The Disarmament Deception

When tyrants seek to rule unopposed, they follow a pattern as old as power itself: disarm the people, deceive them with fear, and consolidate all control into their own hands. This tactic is not new — it is not modern — it is ancient. And no example from antiquity makes this clearer than the cunning coup of Pisistratus, the so-called champion of the poor who became the tyrant of Athens. His method? Trick the people into surrendering their weapons in the name of safety. Sound familiar?

In the 6th century B.C., Athens teetered on the edge of civil war. The city was divided among three main political parties: the Men of the Plains led by the aristocratic Lycurgus; the Men of the Coast, under Megacles; and the Men of the Hills, led by Pisistratus, whose followers were mostly poor, discontented, and ripe for revolution. Pisistratus, a master manipulator, positioned himself as a man of the people — a humble friend of the working class, a protector of the common good. But behind his populist rhetoric beat the heart of an ambitious autocrat.

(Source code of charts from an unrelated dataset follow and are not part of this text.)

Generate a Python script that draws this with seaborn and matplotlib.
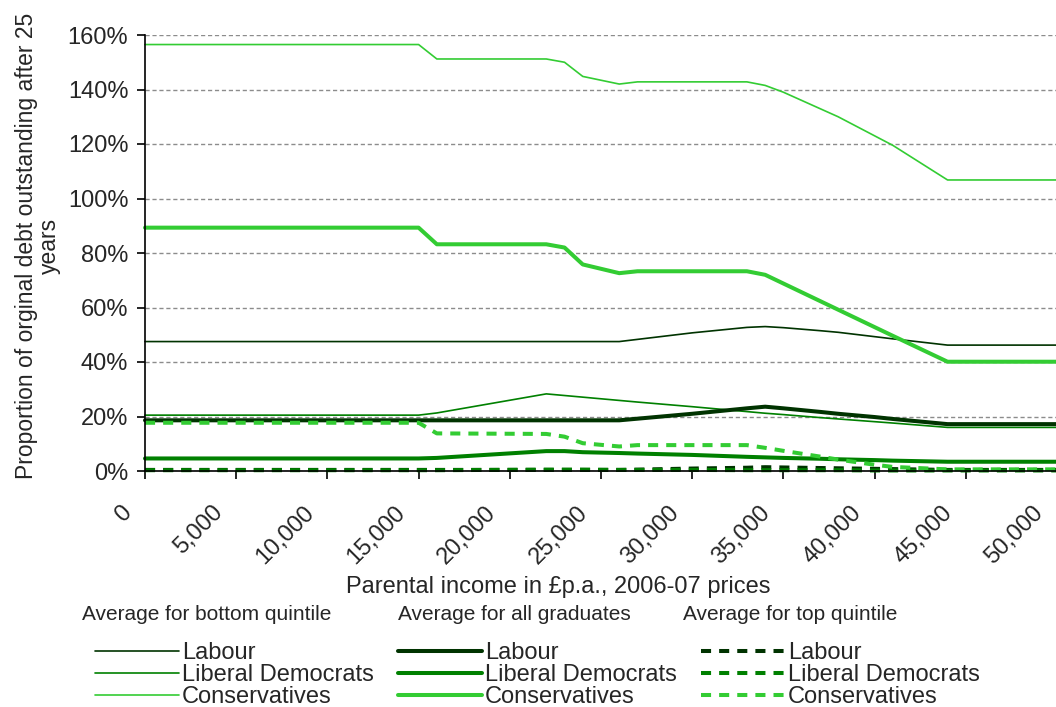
import numpy as np
import pandas as pd
import matplotlib
matplotlib.use("Agg")
import matplotlib.pyplot as plt
import matplotlib.ticker as mticker
from matplotlib.transforms import ScaledTranslation
import seaborn as sns

# parental income breakpoints (GBP p.a., 2006-07 prices)
income = [0, 15000, 16000, 22000, 23000, 24000, 26000, 27000, 30000, 33000,
          34000, 35000, 37000, 38000, 40000, 41000, 44000, 50000]

# proportion of original debt outstanding after 25 years (%)
lab_bottom = [47.5, 47.5, 47.5, 47.5, 47.5, 47.5, 47.5, 48.3, 50.7, 52.7,
              53.0, 52.6, 51.5, 50.9, 49.3, 48.5, 46.2, 46.2]
ld_bottom = [20.5, 20.5, 21.3, 28.3, 27.7, 27.1, 25.9, 25.3, 23.6, 21.8,
             21.2, 20.7, 19.6, 19.1, 18.1, 17.6, 16.0, 16.0]
con_bottom = [156.5, 156.5, 151.2, 151.2, 150.0, 144.8, 142.0, 142.8, 142.8, 142.8,
              141.5, 139.0, 133.0, 130.0, 123.0, 119.5, 106.8, 106.8]

lab_all = [18.6, 18.6, 18.6, 18.6, 18.6, 18.6, 18.6, 19.2, 21.0, 23.0,
           23.6, 23.0, 21.7, 21.0, 19.8, 19.1, 17.2, 17.2]
ld_all = [4.6, 4.6, 4.8, 7.3, 7.3, 6.9, 6.6, 6.4, 5.9, 5.2,
          5.0, 4.8, 4.5, 4.3, 4.0, 3.8, 3.4, 3.4]
con_all = [89.3, 89.3, 83.2, 83.2, 82.0, 75.8, 72.6, 73.3, 73.3, 73.3,
           72.0, 68.8, 62.4, 59.2, 52.8, 49.6, 40.1, 40.1]

lab_top = [0.4, 0.4, 0.4, 0.4, 0.4, 0.4, 0.4, 0.5, 0.9, 1.2,
           1.4, 1.3, 1.1, 1.0, 0.8, 0.7, 0.4, 0.4]
ld_top = [0.3, 0.3, 0.3, 0.5, 0.5, 0.5, 0.4, 0.4, 0.4, 0.3,
          0.3, 0.3, 0.3, 0.3, 0.2, 0.2, 0.2, 0.2]
con_top = [17.7, 17.7, 13.8, 13.6, 12.6, 10.2, 9.0, 9.5, 9.5, 9.5,
           8.5, 7.4, 5.3, 4.2, 2.3, 1.5, 0.6, 0.6]

parties = ["Labour", "Liberal Democrats", "Conservatives"]
groups = ["Average for bottom quintile", "Average for all graduates", "Average for top quintile"]
series = {
    groups[0]: [lab_bottom, ld_bottom, con_bottom],
    groups[1]: [lab_all, ld_all, con_all],
    groups[2]: [lab_top, ld_top, con_top],
}

colors = {"Labour": "#003300", "Liberal Democrats": "#008000", "Conservatives": "#33cc33"}
widths = {groups[0]: 1.2, groups[1]: 2.9, groups[2]: 2.9}
dashes = {groups[0]: None, groups[1]: None, groups[2]: (2.5, 2.0)}

sns.set_style("white")
plt.rcParams["font.family"] = ["Liberation Sans", "DejaVu Sans"]

fig = plt.figure(figsize=(10.56, 7.07), dpi=100)
ax = fig.add_axes([145 / 1056, 1 - 471 / 707, 912 / 1056, 436 / 707])

handles = {}
for g in groups:
    handles[g] = []
    for p, vals in zip(parties, series[g]):
        sns.lineplot(x=income, y=vals, color=colors[p], lw=widths[g], ax=ax,
                     clip_on=False, legend=False)
        line = ax.lines[-1]
        if dashes[g] is not None:
            line.set_dashes(dashes[g])
        handles[g].append(line)

ax.set_xlim(0, 50000)
ax.set_ylim(0, 160)
ax.set_xticks(np.arange(0, 50001, 5000))
ax.set_yticks(np.arange(0, 161, 20))
ax.xaxis.set_major_formatter(mticker.FuncFormatter(lambda v, pos: f"{v:,.0f}"))
ax.yaxis.set_major_formatter(mticker.PercentFormatter(100, decimals=0))

ax.grid(axis="y", color="#8c8c8c", ls=(0, (3, 2)), lw=1.0)
ax.grid(axis="x", visible=False)
for s in ["top", "right"]:
    ax.spines[s].set_visible(False)
for s in ["left", "bottom"]:
    ax.spines[s].set_color("black")
    ax.spines[s].set_linewidth(1.2)

ax.tick_params(axis="both", which="major", direction="out", length=6, width=1.2,
               color="black", labelsize=17, left=True, bottom=True)
ax.tick_params(axis="y", pad=6)
ax.tick_params(axis="x", pad=16)
for lbl in ax.get_xticklabels():
    lbl.set_rotation(45)
    lbl.set_ha("right")
    lbl.set_va("top")
    lbl.set_transform(lbl.get_transform() + ScaledTranslation(-6.5 / 72, 0, fig.dpi_scale_trans))

ax.set_ylabel("")
ax.set_xlabel("")
fig.text(38 / 1056, 1 - 246 / 707, "Proportion of orginal debt outstanding after 25\nyears",
         rotation=90, ha="center", va="center", multialignment="center",
         linespacing=0.98, fontsize=16.5)
fig.text(558 / 1056, 1 - 593 / 707, "Parental income in £p.a., 2006-07 prices",
         ha="center", va="baseline", fontsize=17)

header_x = [82, 398, 683]
legend_x = [95, 398, 701]
for g, hx, lx in zip(groups, header_x, legend_x):
    fig.text(hx / 1056, 1 - 614 / 707, g, ha="left", va="center", fontsize=15)
    fig.legend(handles=handles[g], labels=parties, loc="center left",
               bbox_to_anchor=(lx / 1056, 1 - 675 / 707), frameon=False,
               fontsize=17, handlelength=3.55, handletextpad=0.13,
               labelspacing=0.0, borderpad=0, borderaxespad=0)

fig.savefig("out.png", dpi=100)
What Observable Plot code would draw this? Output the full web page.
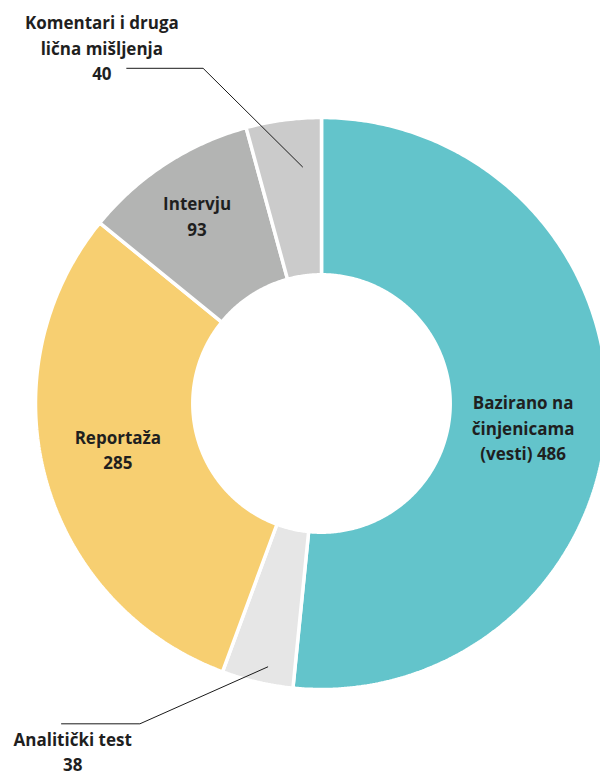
<!DOCTYPE html>
<html>
<head>
<meta charset="utf-8">
<script src="https://cdn.jsdelivr.net/npm/d3@7"></script>
<script src="https://cdn.jsdelivr.net/npm/@observablehq/plot@0.6"></script>
<style>
  html, body { margin: 0; padding: 0; background: #fff; }
  #chart svg { display: block; }
</style>
</head>
<body>
<div id="chart"></div>
<script>
// ---- data ----
const categories = ["Bazirano na činjenicama (vesti)", "Analitički test", "Reportaža", "Intervju", "Komentari i druga lična mišljenja"];
const values = [486, 38, 285, 93, 40];
const labelTexts = [
  "Bazirano na\nčinjenicama\n(vesti) 486",
  "Analitički test\n38",
  "Reportaža\n285",
  "Intervju\n93",
  "Komentari i druga\nlična mišljenja\n40"
];
const colors = ["#63c4cb", "#e6e6e6", "#f7cf71", "#b3b4b3", "#cbcbcb"];

// ---- layout ----
const W = 600, H = 778;
const cx = 321, cy = 403, R = 286;
const innerRatio = 0.45;
// label anchors (unit-radius coordinates) and leader lines
const labelLayout = [
  {x: 0.705, y: -0.08, leader: null},
  {x: -0.87, y: -1.213, leader: {t: 0.40, r: 0.94, knee: [-0.635, -1.12], end: [-0.909, -1.12]}},
  {x: -0.712, y: -0.157, leader: null},
  {x: -0.435, y: 0.66, leader: null},
  {x: -0.768, y: 1.248, leader: {t: 0.70, r: 0.83, knee: [-0.414, 1.172], end: [-0.681, 1.172]}}
];

const pie = d3.pie().sort(null).value(d => d)(values);

// slice polygons in unit coordinates (angle 0 at top, clockwise)
const polyPoints = [];
pie.forEach((p, i) => {
  const n = Math.max(8, Math.ceil((p.endAngle - p.startAngle) / 0.01));
  const pts = [];
  for (let k = 0; k <= n; k++) {
    const a = p.startAngle + (p.endAngle - p.startAngle) * k / n;
    pts.push([Math.sin(a), Math.cos(a)]);
  }
  for (let k = n; k >= 0; k--) {
    const a = p.startAngle + (p.endAngle - p.startAngle) * k / n;
    pts.push([innerRatio * Math.sin(a), innerRatio * Math.cos(a)]);
  }
  pts.forEach(([x, y]) => polyPoints.push({x, y, cat: categories[i]}));
});

const labels = categories.map((c, i) => ({cat: c, text: labelTexts[i], x: labelLayout[i].x, y: labelLayout[i].y}));

const leaderPoints = [];
pie.forEach((p, i) => {
  const L = labelLayout[i].leader;
  if (!L) return;
  const a = p.startAngle + (p.endAngle - p.startAngle) * L.t;
  leaderPoints.push({cat: categories[i], x: L.r * Math.sin(a), y: L.r * Math.cos(a)});
  leaderPoints.push({cat: categories[i], x: L.knee[0], y: L.knee[1]});
  leaderPoints.push({cat: categories[i], x: L.end[0], y: L.end[1]});
});

const chart = Plot.plot({
  width: W,
  height: H,
  margin: 0,
  style: {background: "#fff", fontFamily: "'Open Sans', Lato, sans-serif"},
  x: {domain: [-1, 1], range: [cx - R, cx + R], axis: null},
  y: {domain: [-1, 1], range: [cy + R, cy - R], axis: null},
  color: {domain: categories, range: colors},
  marks: [
    Plot.line(polyPoints, {
      x: "x", y: "y", z: "cat", fill: "cat",
      stroke: "white", strokeWidth: 3.5, strokeLinejoin: "miter",
      curve: "linear-closed"
    }),
    Plot.line(leaderPoints, {x: "x", y: "y", z: "cat", stroke: "#1a1a1a", strokeWidth: 1}),
    Plot.text(labels, {
      x: "x", y: "y", text: "text",
      fontSize: 17, fontWeight: 700, fill: "#1f1f1f",
      lineHeight: 1.5, textAnchor: "middle"
    })
  ]
});
document.getElementById("chart").appendChild(chart);
</script>
</body>
</html>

As the parties clashed, Pisistratus devised one of the most devious political deceptions in history. Together with his allies, he left Athens and staged an “attack.” Stabbing himself, some supporters, and animals, he returned to the city bloodied and bruised, claiming to have narrowly escaped an assassination attempt by political enemies. He limped into the agora, his wounds on display, his story rehearsed — and the people bought it.